Bag of Spoons
Just off the A1(M)

Mon, 10 Dec 2007

Eureka

I just figured out why my bookreview plug-in was failing when I clicked on a book. It was expecting the egrep command to be a different place to where it lives on this server. I edited the code and it works now. I'm still working out what details to include in my reviews and how to layout the pages, but I've added my latest couple of reads.

[21:58] | [/Site News] | Comments | G

Bask to Bassics

Please excuse the pun. Although I've been playing the guitar on and off for many years I've been thinking about trying the bass for a while. I suspect that I will never be a great guitarist, but I think I might have the makings of a reasonable bass player.

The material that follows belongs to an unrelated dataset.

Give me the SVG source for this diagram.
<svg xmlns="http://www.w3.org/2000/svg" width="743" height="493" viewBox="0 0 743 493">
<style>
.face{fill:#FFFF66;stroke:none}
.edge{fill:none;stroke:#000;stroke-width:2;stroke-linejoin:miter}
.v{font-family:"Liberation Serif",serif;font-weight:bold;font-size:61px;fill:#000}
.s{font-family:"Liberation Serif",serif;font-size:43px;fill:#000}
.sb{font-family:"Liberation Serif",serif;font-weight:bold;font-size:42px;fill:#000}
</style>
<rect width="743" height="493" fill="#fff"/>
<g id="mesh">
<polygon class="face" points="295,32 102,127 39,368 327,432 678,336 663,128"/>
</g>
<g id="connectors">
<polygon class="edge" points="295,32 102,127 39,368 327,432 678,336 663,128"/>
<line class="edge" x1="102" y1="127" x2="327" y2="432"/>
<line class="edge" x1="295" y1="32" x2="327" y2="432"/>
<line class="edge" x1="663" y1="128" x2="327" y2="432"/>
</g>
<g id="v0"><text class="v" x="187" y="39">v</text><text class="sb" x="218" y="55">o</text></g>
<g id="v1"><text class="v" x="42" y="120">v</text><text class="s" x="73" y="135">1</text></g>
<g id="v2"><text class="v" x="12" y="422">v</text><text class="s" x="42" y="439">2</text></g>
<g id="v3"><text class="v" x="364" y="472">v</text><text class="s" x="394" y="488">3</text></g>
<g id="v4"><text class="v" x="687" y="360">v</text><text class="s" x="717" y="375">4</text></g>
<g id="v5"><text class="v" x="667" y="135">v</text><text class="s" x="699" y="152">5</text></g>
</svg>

There's also the hope of finding more outlets to play as there is probably an excess of guitarists out there. My good friend Lance has been kind enough to lend me a bass that his son started playing, but abandoned. It's a bargain basement job, but enough to start with. I've hardly played bass before, so I have to get used to the differences from a guitar. Firstly it's heavy. Then there's the big left hand stretches required around the low end. My hands are fairly big, but this feels like playing a giant's guitar. There's also the dilema of how to play it. I don't have any suitable heavy-duty pelctrums, so I'm using thumb and fingers. I've already developed a "blister on my thumb". (Thanks to Ian for pointing out the reference). I don't have a proper amplifier, but my old Peavey may do for practice as long as I don't blow the speaker. Played acoustically it can be hard to hear the notes properly.

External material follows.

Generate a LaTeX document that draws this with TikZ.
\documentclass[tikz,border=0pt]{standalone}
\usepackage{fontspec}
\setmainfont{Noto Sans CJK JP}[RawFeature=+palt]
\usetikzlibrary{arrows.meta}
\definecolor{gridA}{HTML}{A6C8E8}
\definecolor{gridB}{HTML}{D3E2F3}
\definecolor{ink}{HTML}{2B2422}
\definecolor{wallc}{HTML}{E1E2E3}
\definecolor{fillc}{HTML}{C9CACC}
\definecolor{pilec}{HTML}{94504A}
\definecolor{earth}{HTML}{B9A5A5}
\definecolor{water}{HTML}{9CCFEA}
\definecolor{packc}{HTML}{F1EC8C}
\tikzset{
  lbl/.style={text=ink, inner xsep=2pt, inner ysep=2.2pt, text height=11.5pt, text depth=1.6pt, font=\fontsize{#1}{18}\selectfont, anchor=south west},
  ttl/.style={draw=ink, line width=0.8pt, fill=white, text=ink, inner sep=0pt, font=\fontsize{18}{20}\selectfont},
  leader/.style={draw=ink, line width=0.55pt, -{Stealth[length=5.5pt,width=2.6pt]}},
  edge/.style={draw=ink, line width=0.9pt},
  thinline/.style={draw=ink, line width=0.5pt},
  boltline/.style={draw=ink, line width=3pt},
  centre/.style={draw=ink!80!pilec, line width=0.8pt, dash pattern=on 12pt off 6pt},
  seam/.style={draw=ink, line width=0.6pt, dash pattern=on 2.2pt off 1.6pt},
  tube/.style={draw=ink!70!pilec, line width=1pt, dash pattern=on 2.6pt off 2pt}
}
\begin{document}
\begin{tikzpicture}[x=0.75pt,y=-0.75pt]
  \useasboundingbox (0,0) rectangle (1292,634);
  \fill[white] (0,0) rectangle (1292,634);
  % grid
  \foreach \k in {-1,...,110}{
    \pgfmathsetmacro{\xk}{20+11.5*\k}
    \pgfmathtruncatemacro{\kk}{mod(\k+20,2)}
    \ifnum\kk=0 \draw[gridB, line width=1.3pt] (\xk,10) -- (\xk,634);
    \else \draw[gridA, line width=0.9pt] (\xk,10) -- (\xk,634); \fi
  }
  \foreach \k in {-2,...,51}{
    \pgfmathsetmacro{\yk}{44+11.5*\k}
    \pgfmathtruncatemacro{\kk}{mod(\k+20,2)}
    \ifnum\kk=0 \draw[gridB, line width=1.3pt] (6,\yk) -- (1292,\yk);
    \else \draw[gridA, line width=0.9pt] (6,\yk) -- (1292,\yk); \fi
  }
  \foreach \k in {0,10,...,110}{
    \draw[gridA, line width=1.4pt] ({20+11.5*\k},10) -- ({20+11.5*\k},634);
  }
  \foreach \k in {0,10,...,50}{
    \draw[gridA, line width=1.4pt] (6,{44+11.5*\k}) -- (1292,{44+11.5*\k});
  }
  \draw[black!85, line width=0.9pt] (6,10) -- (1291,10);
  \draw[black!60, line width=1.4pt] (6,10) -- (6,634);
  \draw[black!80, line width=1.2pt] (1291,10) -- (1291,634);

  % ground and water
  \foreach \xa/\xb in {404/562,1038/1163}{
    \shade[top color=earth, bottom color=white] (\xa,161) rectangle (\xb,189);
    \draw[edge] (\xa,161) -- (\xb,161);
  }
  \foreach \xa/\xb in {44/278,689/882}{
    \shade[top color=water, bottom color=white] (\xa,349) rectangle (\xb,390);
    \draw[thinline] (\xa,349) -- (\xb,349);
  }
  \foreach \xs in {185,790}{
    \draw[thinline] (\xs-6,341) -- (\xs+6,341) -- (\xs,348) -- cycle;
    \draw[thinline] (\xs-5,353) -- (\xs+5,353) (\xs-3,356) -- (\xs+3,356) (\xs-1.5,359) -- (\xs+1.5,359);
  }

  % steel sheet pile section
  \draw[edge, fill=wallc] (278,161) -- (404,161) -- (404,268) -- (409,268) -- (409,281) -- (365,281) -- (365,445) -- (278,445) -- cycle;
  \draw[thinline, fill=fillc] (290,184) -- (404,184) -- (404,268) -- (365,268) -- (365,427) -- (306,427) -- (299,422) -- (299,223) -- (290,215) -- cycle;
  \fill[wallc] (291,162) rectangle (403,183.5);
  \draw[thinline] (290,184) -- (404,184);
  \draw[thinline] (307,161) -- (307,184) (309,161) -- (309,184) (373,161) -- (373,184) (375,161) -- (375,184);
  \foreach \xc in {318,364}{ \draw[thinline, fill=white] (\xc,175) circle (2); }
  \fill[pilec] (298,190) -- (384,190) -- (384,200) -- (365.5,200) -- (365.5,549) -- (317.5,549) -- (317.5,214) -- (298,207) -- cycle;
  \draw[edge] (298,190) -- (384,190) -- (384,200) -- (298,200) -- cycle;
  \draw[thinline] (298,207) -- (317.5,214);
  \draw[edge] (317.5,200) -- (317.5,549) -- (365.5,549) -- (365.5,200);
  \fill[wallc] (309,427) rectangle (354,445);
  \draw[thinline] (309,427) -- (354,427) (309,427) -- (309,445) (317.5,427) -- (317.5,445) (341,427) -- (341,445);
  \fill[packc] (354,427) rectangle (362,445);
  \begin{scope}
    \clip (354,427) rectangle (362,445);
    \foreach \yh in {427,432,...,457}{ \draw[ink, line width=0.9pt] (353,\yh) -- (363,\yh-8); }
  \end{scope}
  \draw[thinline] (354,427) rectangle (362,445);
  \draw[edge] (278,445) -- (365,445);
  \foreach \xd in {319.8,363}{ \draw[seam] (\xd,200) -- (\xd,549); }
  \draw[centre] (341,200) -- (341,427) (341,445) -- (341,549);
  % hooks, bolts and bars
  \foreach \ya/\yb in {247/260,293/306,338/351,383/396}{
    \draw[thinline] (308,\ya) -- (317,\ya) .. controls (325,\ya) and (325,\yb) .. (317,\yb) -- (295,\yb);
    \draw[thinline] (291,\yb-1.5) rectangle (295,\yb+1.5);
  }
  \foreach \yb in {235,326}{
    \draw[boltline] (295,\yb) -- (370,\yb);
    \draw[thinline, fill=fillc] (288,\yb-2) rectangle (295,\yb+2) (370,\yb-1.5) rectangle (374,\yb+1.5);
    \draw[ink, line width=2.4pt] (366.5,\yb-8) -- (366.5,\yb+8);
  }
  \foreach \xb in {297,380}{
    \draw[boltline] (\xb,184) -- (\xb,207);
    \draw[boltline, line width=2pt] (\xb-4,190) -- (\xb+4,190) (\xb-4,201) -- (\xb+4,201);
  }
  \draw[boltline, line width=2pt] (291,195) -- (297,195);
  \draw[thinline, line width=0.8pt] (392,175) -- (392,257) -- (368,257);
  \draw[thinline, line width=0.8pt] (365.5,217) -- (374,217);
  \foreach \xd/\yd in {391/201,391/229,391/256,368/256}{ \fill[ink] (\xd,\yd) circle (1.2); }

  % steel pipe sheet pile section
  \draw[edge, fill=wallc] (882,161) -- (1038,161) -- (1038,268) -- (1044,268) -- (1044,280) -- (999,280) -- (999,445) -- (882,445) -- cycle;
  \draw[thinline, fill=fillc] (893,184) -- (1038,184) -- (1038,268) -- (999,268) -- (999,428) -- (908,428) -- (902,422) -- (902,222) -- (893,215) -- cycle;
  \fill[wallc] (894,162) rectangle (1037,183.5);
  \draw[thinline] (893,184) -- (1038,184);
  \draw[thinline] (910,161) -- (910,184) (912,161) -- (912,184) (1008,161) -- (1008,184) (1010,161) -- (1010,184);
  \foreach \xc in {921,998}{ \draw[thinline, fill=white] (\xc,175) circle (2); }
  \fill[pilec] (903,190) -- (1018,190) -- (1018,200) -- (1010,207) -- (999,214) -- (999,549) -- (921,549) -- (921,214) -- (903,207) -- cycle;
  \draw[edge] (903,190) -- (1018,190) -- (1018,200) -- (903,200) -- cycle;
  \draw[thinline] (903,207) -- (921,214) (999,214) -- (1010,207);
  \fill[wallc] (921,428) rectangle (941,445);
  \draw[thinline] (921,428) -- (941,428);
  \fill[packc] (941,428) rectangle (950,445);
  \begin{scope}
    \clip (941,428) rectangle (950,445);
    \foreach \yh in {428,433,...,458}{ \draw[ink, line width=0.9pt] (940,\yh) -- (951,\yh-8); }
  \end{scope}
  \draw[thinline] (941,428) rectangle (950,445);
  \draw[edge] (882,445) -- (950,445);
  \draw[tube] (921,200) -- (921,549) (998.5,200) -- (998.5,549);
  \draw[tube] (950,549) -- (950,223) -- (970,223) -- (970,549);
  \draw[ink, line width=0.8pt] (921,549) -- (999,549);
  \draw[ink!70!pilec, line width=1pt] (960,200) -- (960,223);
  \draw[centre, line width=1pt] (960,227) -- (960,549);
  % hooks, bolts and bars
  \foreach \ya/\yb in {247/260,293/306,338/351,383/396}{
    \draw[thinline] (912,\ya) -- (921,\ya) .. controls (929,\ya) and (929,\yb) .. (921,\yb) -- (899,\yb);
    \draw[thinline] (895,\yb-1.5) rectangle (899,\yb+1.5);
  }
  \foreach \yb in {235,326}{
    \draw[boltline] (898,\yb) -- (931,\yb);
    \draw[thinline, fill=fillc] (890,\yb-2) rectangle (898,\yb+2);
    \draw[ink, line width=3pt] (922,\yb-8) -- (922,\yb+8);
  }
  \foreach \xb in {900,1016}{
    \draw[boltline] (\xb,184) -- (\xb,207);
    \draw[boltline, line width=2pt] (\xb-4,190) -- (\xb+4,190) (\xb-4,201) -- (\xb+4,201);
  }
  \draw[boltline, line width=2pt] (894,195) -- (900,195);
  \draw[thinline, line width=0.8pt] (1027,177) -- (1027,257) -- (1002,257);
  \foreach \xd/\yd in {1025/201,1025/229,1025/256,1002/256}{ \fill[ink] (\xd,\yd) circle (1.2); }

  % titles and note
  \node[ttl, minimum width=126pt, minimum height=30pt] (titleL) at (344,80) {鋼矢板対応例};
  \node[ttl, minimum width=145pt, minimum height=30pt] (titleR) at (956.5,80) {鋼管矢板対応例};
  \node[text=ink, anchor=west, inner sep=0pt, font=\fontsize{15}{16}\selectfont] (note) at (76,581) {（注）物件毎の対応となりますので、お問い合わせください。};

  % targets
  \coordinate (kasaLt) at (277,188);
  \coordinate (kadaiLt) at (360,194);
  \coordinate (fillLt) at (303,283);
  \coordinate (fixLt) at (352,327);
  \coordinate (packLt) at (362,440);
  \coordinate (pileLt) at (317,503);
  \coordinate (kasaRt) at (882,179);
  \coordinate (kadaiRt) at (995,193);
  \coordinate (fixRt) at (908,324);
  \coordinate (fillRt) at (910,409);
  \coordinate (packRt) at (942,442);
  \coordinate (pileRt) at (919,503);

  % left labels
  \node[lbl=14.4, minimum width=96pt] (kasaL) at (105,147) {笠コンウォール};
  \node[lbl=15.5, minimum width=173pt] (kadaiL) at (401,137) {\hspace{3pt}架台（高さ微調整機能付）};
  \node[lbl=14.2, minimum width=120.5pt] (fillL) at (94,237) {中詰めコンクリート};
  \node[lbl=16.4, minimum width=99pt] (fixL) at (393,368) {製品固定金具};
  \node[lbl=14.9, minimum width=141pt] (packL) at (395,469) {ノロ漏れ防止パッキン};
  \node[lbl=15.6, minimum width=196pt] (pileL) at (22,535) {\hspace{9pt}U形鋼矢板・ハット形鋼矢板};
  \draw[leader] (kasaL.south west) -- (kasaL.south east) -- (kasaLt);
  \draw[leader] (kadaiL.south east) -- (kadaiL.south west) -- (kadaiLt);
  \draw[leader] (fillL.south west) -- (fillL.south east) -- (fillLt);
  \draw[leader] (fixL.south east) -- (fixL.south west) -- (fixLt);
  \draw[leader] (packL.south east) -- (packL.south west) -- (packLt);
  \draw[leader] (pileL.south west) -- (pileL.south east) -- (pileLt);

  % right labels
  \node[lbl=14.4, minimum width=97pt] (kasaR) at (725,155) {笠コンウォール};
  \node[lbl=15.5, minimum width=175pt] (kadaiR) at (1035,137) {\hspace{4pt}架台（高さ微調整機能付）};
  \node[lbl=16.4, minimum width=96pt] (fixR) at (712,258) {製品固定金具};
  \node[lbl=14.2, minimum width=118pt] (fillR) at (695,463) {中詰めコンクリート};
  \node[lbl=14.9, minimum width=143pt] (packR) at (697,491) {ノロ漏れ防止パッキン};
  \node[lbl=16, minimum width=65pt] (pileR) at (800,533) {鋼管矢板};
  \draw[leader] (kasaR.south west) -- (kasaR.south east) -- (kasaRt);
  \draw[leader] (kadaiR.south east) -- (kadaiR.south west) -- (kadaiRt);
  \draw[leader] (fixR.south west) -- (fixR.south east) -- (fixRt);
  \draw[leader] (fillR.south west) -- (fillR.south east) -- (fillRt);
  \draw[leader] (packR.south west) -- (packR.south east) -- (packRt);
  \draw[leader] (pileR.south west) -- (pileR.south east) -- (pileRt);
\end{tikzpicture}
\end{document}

I'm trying to figure out various well known bass lines. Single line stuff should be fairly easy to follow, but the bass can sometimes be buried in the mix. I've been listening anew to some music to try and hear what the bass player is up to. I'm on the look out for any on-line educational material. I have some old Guitarist magazines that may have some tutorials. I'll have to get around to learning to read bass clef properly as I don't like to rely on tab.

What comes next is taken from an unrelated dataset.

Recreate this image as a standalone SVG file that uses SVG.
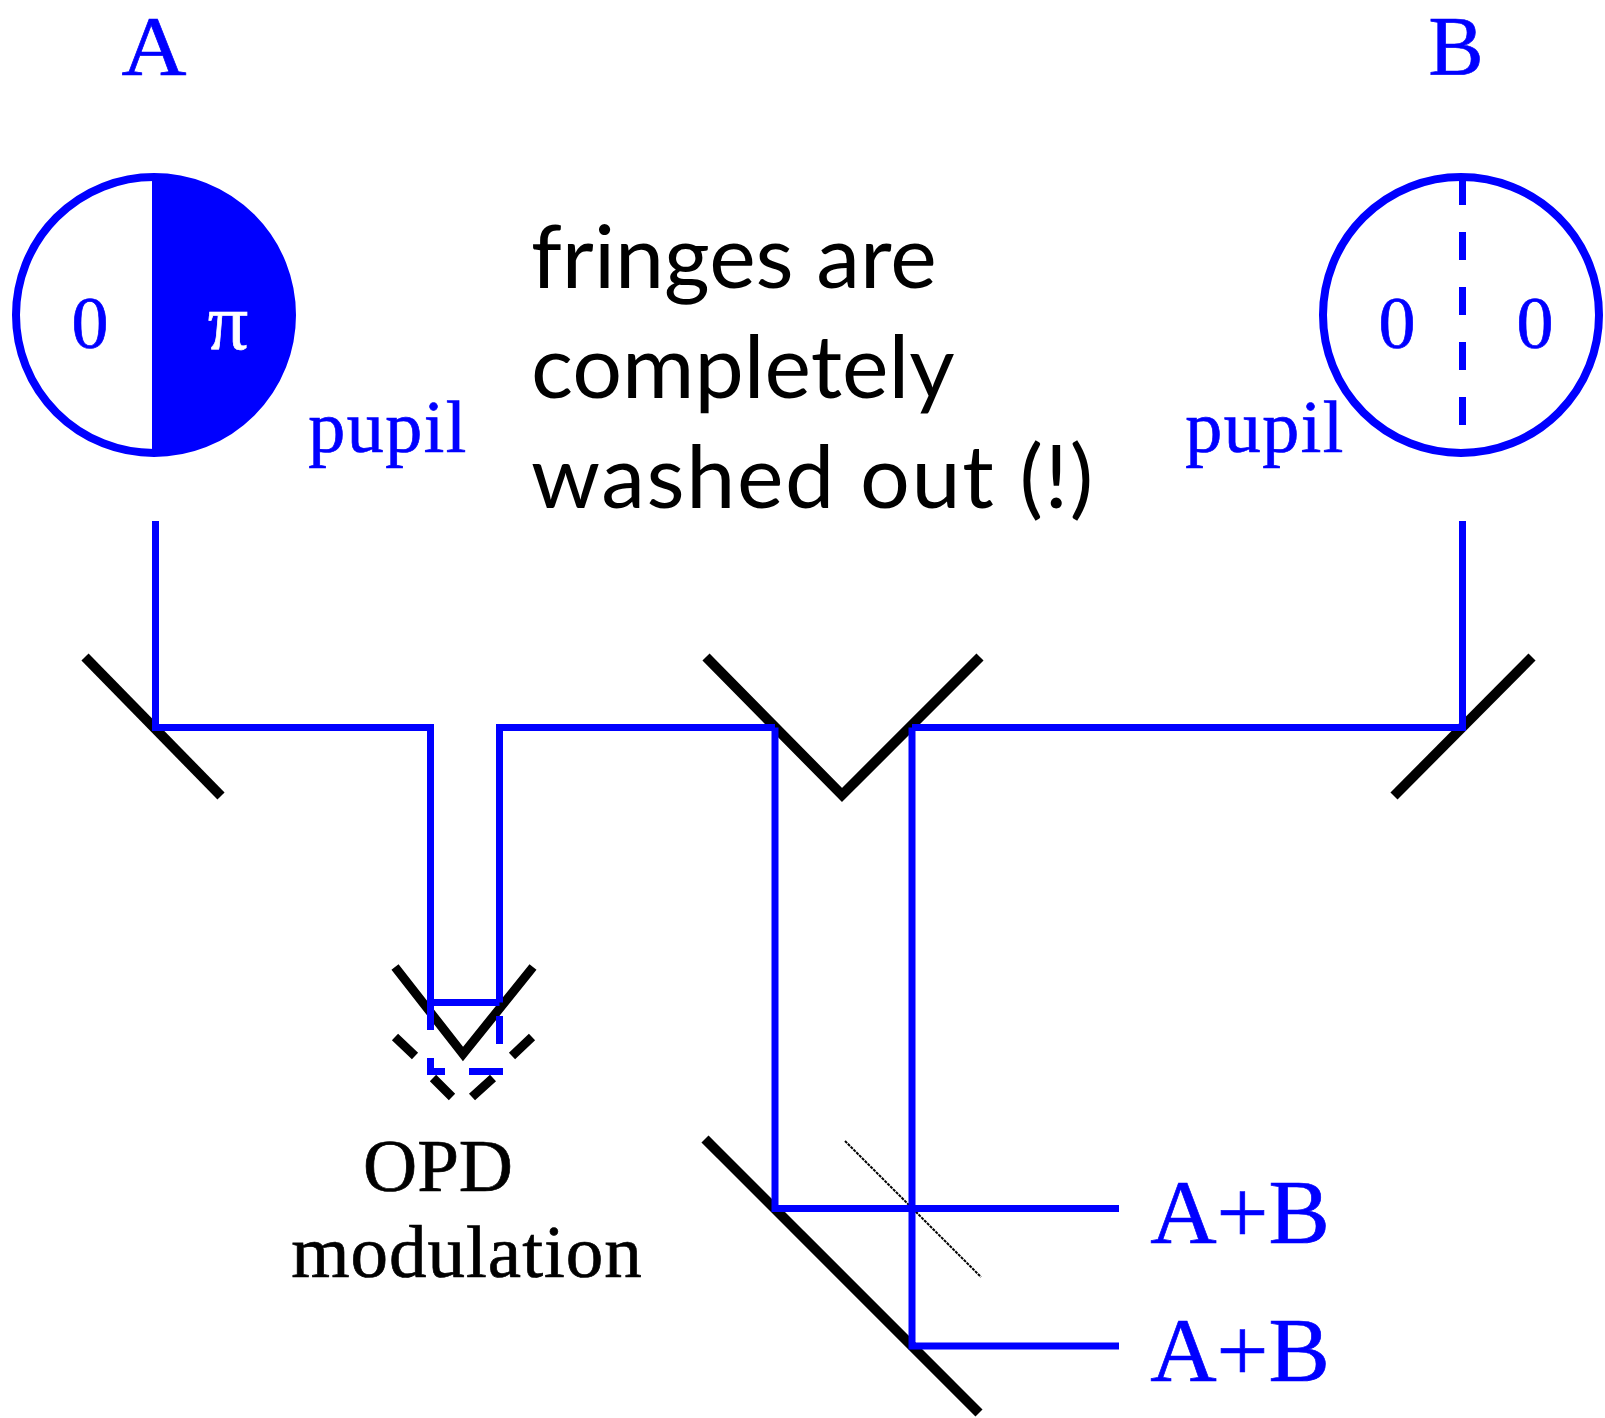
<svg xmlns="http://www.w3.org/2000/svg" width="1605" height="1418" viewBox="0 0 1605 1418">
<style>
.b{fill:none;stroke:#0000ff;stroke-width:7}
.m{fill:none;stroke:#000;stroke-width:10}
.n{fill:none;stroke:#000;stroke-width:9}
.cm{font-family:"Liberation Serif",serif;fill:#0000ff;stroke:#0000ff;stroke-width:.7}
.k{font-family:"Liberation Serif",serif;fill:#000;stroke:#000;stroke-width:.7}
.s{font-family:"Lato",sans-serif;fill:#000;font-size:88px}
</style>
<rect width="1605" height="1418" fill="#fff"/>
<g id="pupil-A">
<circle cx="154" cy="315" r="138" fill="#fff" stroke="#0000ff" stroke-width="8"/>
<path d="M152 175A140 140 0 0 1 152 455Z" fill="#0000ff"/>
<text class="cm" x="90" y="348" font-size="74" text-anchor="middle">0</text>
<text x="228" y="349" font-size="80" text-anchor="middle" font-family="Liberation Serif,serif" fill="#fff" stroke="#fff" stroke-width=".7">π</text>
<text class="cm" x="388" y="452" font-size="74" letter-spacing="1.500" text-anchor="middle">pupil</text>
<text class="cm" x="154" y="75" font-size="84" text-anchor="middle" textLength="65" lengthAdjust="spacingAndGlyphs">A</text>
</g>
<g id="pupil-B">
<circle cx="1461" cy="315" r="138" fill="#fff" stroke="#0000ff" stroke-width="8"/>
<path d="M1462.500 181V425" class="b" stroke-dasharray="28 27" stroke-dashoffset="4"/>
<text class="cm" x="1397" y="348" font-size="74" text-anchor="middle">0</text>
<text class="cm" x="1535" y="348" font-size="74" text-anchor="middle">0</text>
<text class="cm" x="1265" y="452" font-size="74" letter-spacing="1.500" text-anchor="middle">pupil</text>
<text class="cm" x="1456" y="75" font-size="84" text-anchor="middle" textLength="55" lengthAdjust="spacingAndGlyphs">B</text>
</g>
<g id="caption">
<text class="s" x="531" y="288">fringes are</text>
<text class="s" x="531" y="398">completely</text>
<text class="s" x="531" y="508" letter-spacing="1.600">washed out (!)</text>
</g>
<g id="mirrors">
<path class="m" d="M85 657L221 796"/>
<path class="m" d="M706 657L842 795L980 657"/>
<path class="m" d="M1532 657L1394 796"/>
<path class="n" d="M395 967L463 1054L533 967"/>
<path class="n" d="M395 1037L415 1056M433 1078L452 1097M532 1037L512 1056M493 1078L472 1097"/>
<path class="m" d="M705 1139L979 1413"/>
<path d="M845 1141L981 1277" fill="none" stroke="#000" stroke-width="2" stroke-dasharray="3 1"/>
</g>
<g id="connectors">
<path class="b" d="M155.500 521V727.500H430.500V1030"/>
<path class="b" d="M430.500 1002.500H499.500"/>
<path class="b" d="M499.500 1002.500V727.500H775"/>
<path class="b" d="M499.500 1016V1044"/>
<path class="b" d="M430.500 1058V1071.500H445M469 1071.500H503"/>
<path class="b" d="M775 727.500V1208.500H1119"/>
<path class="b" d="M912 727.500H1462.500V521"/>
<path class="b" d="M912 727.500V1346H1119"/>
</g>
<g id="labels">
<text class="cm" x="1240" y="1243" font-size="92" text-anchor="middle">A+B</text>
<text class="cm" x="1240" y="1381" font-size="92" text-anchor="middle">A+B</text>
<text class="k" x="438" y="1191" font-size="75" text-anchor="middle">OPD</text>
<text class="k" x="467" y="1277" font-size="75" letter-spacing="1" text-anchor="middle">modulation</text>
</g>
</svg>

I still have hopes to do some home recording. I've not found a way to get sound input working on my Ubuntu system since it broke, but I would have to get something better at some point anyway. There are dozens of sound cards and interfaces available, but Linux support is patchy. My requirements as I see it would be for something with build-in microphone pre-amps to reduce the amount of stuff I need, although I realise that may involve compromises. I'm not sure I need multiple inputs for now, but it may be possible to expand, e.g. by using several USB interfaces. The Edirol UA-4FA is appealing for £100, but it seems that not all features are supported. An alternative approach occured to me whilst reading about the Zoom H2 portable sound recorder. Apparently it can operate as a USB sound device, but would also be handy for recording away from the PC. There seems to be a sight sterling tax as it costs more here that the US$200 transatlantic price would suggest, but that seems to be a common phenomenon with musical equipment as well as in other markets. You still get a lot for your quid. It seems everything electronic is getting incredibly cheap these days, but you can still pay silly money if you feel the need. Even conventional instruments are available for ridiculously low prices thanks to the low paid chinese workers. I feel sorry for anyone in Europe trying to compete, but there's never been a better time for musicians on a budget.